Our own work for the Niall Mellon Township Trust project, will be using many of the social media channels open to us alongside more traditional PR tactics and with a pre-launch event due to take place on the 17 March 2009 (yes – that’s St Patrick’s Day) we’re quickly getting our plans up and running.

Sociology and technology

March 13th, 2008

Yesterday I got a invited to a Manchester Digital Development Agency (MDDA) session called “Surveying 2.0 Digital Technologies, Market Intelligence and Social Media.”

The event had a strong academic theme, with keynote speaker and professor of sociology at The University of York, Roger Burrows explaining how academia has woken up to the masses of data available in the commercial world, and is using it to evaluate and predict social trends.

Although Burrows believes that access to this data could revolutionise academia, he was keen to advise caution about the pooling of data from separate sources for commercial benefit.

(A ‘fun’ example of the scary future he envisaged can be seen on YouTube).

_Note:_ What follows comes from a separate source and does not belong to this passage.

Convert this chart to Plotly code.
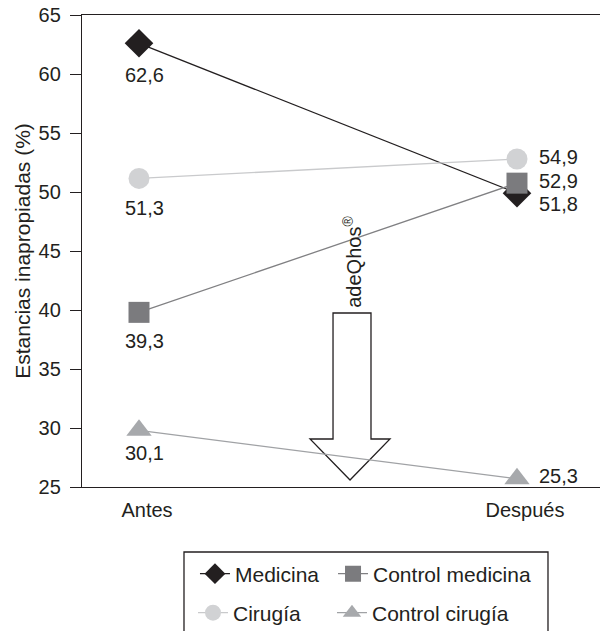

The recurring theme of the day was about privacy of information. As this Internet thing is not going to go away, issues over privacy represent the biggest threat to the development and implementation of technology.

Although every community site you join has T&Cs, there are few people who check them, fewer who object – and many who don’t really care.

Protecting yourself online is something that we all need to take as seriously as we do offline. The average fraudster can get just about everything they need from your Facebook site, so do take care what you share.

A more interesting question for practitioners comes from who owns the information you put on your social sites: you or the organisation that owns the site?

Deactivate your Facebook account, and they retain all your data about you. Your name. Your friends. Your pictures. Everything. Check the T&Cs if you don’t believe me.

The best part of the day was the parallel breakout session on the State of 2008 by the ever-so-funny double act of David Bird from MMU Business School and Mike Ryan of Idaho.

The big questions debated included:

  • Is 2008 the year for mobile advertising? (No – but we’re getting much closer).
  • Is our fast-paced technology-enabled life about to get faster? (Yes – but we could expect a slow down in 2011).
  • Does the Government already mash-up our personal data to keep an eye on us? (Er . . . ).

After the session, Bird and I shared a pint with two chaps from the newly-bought Multimap.

The world was put to rights, myths were exposed, truths were unleashed and the future speculated upon.